What started as fairly mild leg pain at the start of the year quickly became a searing pain that refused to let me sit or drive without the sense of being tortured. After assuming it was a recurrence of a self-diagnosed quad strain I suffered last summer, I changed my mind and re-diagnosed myself with a pinched nerve.

A visit to my chiropractor confirmed that it was indeed an issue with my back, not with the leg I’d been coddling, which was frankly very confusing given my complete lack of back pain. It is most likely a herniated disc, I was told; something not uncommon for someone my age as wear and tear catches up with our middle aged bodies. But that was little comfort to this interrupted version of my life when my days became centered around seeking help, avoiding pain and wrestling with discouragement over this new freedom-sucking reality.
I’m still waiting on an MRI so I can start physical therapy and learn to tend to the right body part in the right way, but after several chiropractic appointments, a fair bit of advil and ice packs and a good dose of caution, I am now feeling almost all the way better. I can sit in the car without crying – or even tensing up, and I’m hardly thinking twice about the existence of this issue.
This is certainly something to cheer about… and believe me, I am. However, I am shocked at how quickly my passionate promises to “do whatever it takes!” waned as the crisis passed and the pain subsided. Even though I knew in my head the problem was not resolved, I felt a sense of relief that the ordeal was over and permission to return to the fairly careless way I’ve treated my back. If there is a clear path back to a crisis of pain, I’m pretty sure this is it.
On the flip side, fear voiced itself with a general kind of paranoia (“Chase, stop slouching! It’s bad for your back!” “John, Don’t bend over while holding the microwave! You’re going to tweak something!”), as well as specific moments of panic that maybe I screwed something up again and will have to start the whole wretched process over (like the day I suffered dearly for pruning the garden).
But if I step back from the immature responses of panic and denial, I see that this has been a gift; an opportunity to humble myself before the Lord and others by admitting my weakness, my fear and my need for help. I received a diagnosis and care from a trusted doctor who was, unlike the medical team of myself and Google, actually qualified to treat me and impart necessary guidance. I received prayer from trusted friends that led me back into a place of rest and hope, and even chased away the pain, enabling me to see the beauty of asking for help and to experience God’s love in a powerful new way. And though I have only experienced a drop in comparison, I gained needed compassion for the people around me who are suffering.
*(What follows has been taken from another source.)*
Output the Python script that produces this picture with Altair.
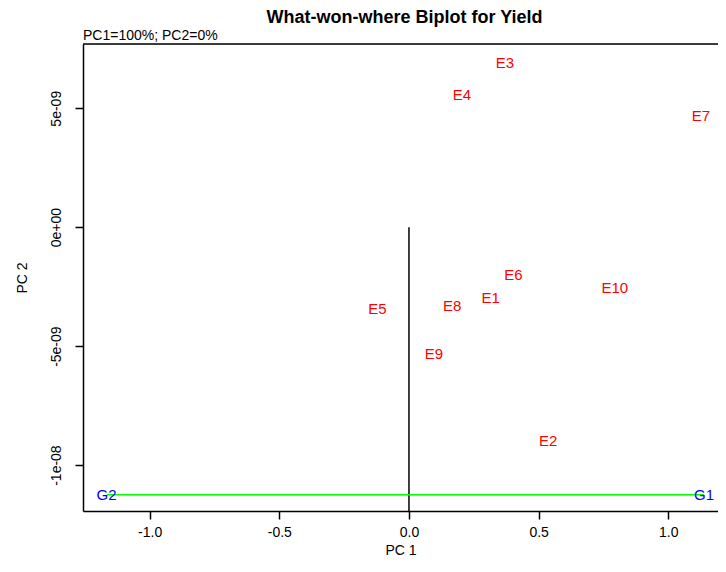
import altair as alt
import pandas as pd

# Environment (red) labels
env_names = ["E1", "E2", "E3", "E4", "E5", "E6", "E7", "E8", "E9", "E10"]
env_pc1 = [0.315, 0.537, 0.370, 0.204, -0.122, 0.403, 1.126, 0.167, 0.096, 0.794]
env_pc2 = [-2.98e-9, -8.98e-9, 6.89e-9, 5.55e-9, -3.46e-9, -1.99e-9, 4.66e-9, -3.31e-9, -5.34e-9, -2.55e-9]

# Genotype (blue) labels
gen_names = ["G1", "G2"]
gen_pc1 = [1.138, -1.166]
gen_pc2 = [-1.125e-8, -1.125e-8]

# Axis settings
x_domain = [-1.257, 1.1917]
y_domain = [-1.193e-8, 7.70e-9]
x_ticks = [-1.0, -0.5, 0.0, 0.5, 1.0]
y_ticks = [5e-9, 0.0, -5e-9, -1e-8]
y_tick_labels = ["5e-09", "0e+00", "-5e-09", "-1e-08"]

FONT = "Liberation Sans"
W, H = 635, 467

env_df = pd.DataFrame({"name": env_names, "pc1": env_pc1, "pc2": env_pc2})
gen_df = pd.DataFrame({"name": gen_names, "pc1": gen_pc1, "pc2": gen_pc2})
seg_df = pd.DataFrame({"x1": [gen_pc1[1]], "x2": [gen_pc1[0]], "y": [gen_pc2[0]]})
origin_df = pd.DataFrame({"x": [0.0], "y1": [0.0], "y2": [y_domain[0]]})

# y label expression built from the tick lists
expr = "''"
for v, lab in zip(y_ticks, y_tick_labels):
    expr = f"abs(datum.value - ({v})) < 1e-12 ? '{lab}' : ({expr})"

xscale = alt.Scale(domain=x_domain, nice=False, zero=False)
yscale = alt.Scale(domain=y_domain, nice=False, zero=False)

xaxis = alt.Axis(
    values=x_ticks, title="PC 1", grid=False,
    labelExpr="replace(format(datum.value, '.1f'), '\u2212', '-')",
    tickSize=8, tickColor="black", tickWidth=1.5,
    domainColor="black", domainWidth=1.5,
    labelFont=FONT, labelFontSize=14, labelColor="black", labelPadding=6,
    titleFont=FONT, titleFontSize=14, titleFontWeight="normal", titleColor="black",
    titlePadding=4,
)
yaxis = alt.Axis(
    values=y_ticks, title="PC 2", grid=False, labelExpr=expr,
    labelAngle=270, tickSize=8, tickColor="black", tickWidth=1.5,
    domainColor="black", domainWidth=1.5,
    labelFont=FONT, labelFontSize=14, labelColor="black", labelPadding=12,
    titleFont=FONT, titleFontSize=14, titleFontWeight="normal", titleColor="black",
    titlePadding=20,
)

base_axes = alt.Chart(origin_df).mark_rule(color="black", strokeWidth=1.5).encode(
    x=alt.X("x:Q", scale=xscale, axis=xaxis),
    y=alt.Y("y1:Q", scale=yscale, axis=yaxis),
    y2="y2:Q",
)

green = alt.Chart(seg_df).mark_rule(color="#00ff00", strokeWidth=1.5).encode(
    x="x1:Q", x2="x2:Q", y="y:Q"
)

env_text = alt.Chart(env_df).mark_text(
    font=FONT, fontSize=15, color="#ff0000", align="center", baseline="middle"
).encode(x="pc1:Q", y="pc2:Q", text="name:N")

gen_text = alt.Chart(gen_df).mark_text(
    font=FONT, fontSize=15, color="#0000ff", align="center", baseline="middle"
).encode(x="pc1:Q", y="pc2:Q", text="name:N")

top_border = alt.Chart(origin_df).mark_rule(color="black", strokeWidth=1.5).encode(
    x=alt.value(0), x2=alt.value(W), y=alt.value(0)
)

subtitle = alt.Chart(origin_df).mark_text(
    font=FONT, fontSize=14, color="black", align="left", baseline="alphabetic"
).encode(x=alt.value(0), y=alt.value(-4), text=alt.value("PC1=100%; PC2=0%"))

chart = alt.layer(base_axes, green, env_text, gen_text, top_border, subtitle).properties(
    width=W, height=H,
    title=alt.TitleParams(
        "What-won-where Biplot for Yield", font=FONT, fontSize=18, fontWeight="bold",
        color="black", anchor="middle", frame="group", offset=2, dx=4,
    ),
    autosize=alt.AutoSizeParams(type="none"),
    padding={"left": 75, "top": 36, "right": 0, "bottom": 49},
).configure_view(stroke=None).configure(background="white")

chart.save("out.html", embed_options={"renderer": "svg", "actions": False})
These are things I want to hold onto; to continue to build on and be transformed by, rather than just breathing a sigh of relief and moving on. But I also want to do my best to keep myself from future moments of crisis by addressing this known area of weakness today… and next week… and next year. Not out of fear, but out of wisdom, so that I don’t get stuck in a constant cycle of pain and reaction. But following through on things like strengthening exercises, no matter how beneficial, is not a given, since self-discipline is a whole other kind of weakness for me. It will take more humility, help and prayer. But wouldn’t that be just like the Lord to use this thing the enemy meant for evil to grow me in an area where I’ve been longing for ages to see change?
There are so many parallels I would love to draw. Maybe I will in future posts. But for now, I would like to ask: Are you experiencing a struggle that God might want to use for your good? Are there ways you could humble yourself – maybe with a whole new level of honesty with yourself or others, or by asking for prayer or help? Is there an area of weakness that, with the help of the Lord and some trustworthy people, you could be working to strengthen so you don’t find yourself in a crisis spin cycle? Wherever you are in your life and whatever you are experiencing – even if you are in the 117th episode of the same crisis, I want to make sure you know that there is no shame and no condemnation. Just opportunity. And mountains of grace to step into it.
Behold, I am doing a new thing; now it springs forth, do you not perceive it? I will make a way in the wilderness and rivers in the desert. Isaiah 43:19
Yes, Kara! I’ve had many God-is-using-this issues, physical and otherwise, and no doubt will have more. I may not be able to keep this body forever, but I draw a little closer to its Creator with every such humbling.
By: mitchteemley on January 26, 2022
at 2:33 pm
Glad you’re feeling better, btw!
By: mitchteemley on January 26, 2022
at 2:33 pm
I’m sorry about the issues you’ve been having (I recently read about your thumb) but have to admit it’s good to know I’m not alone. And it is a beautiful thing that we are learning to bow low in the process so our loving God can lift us up.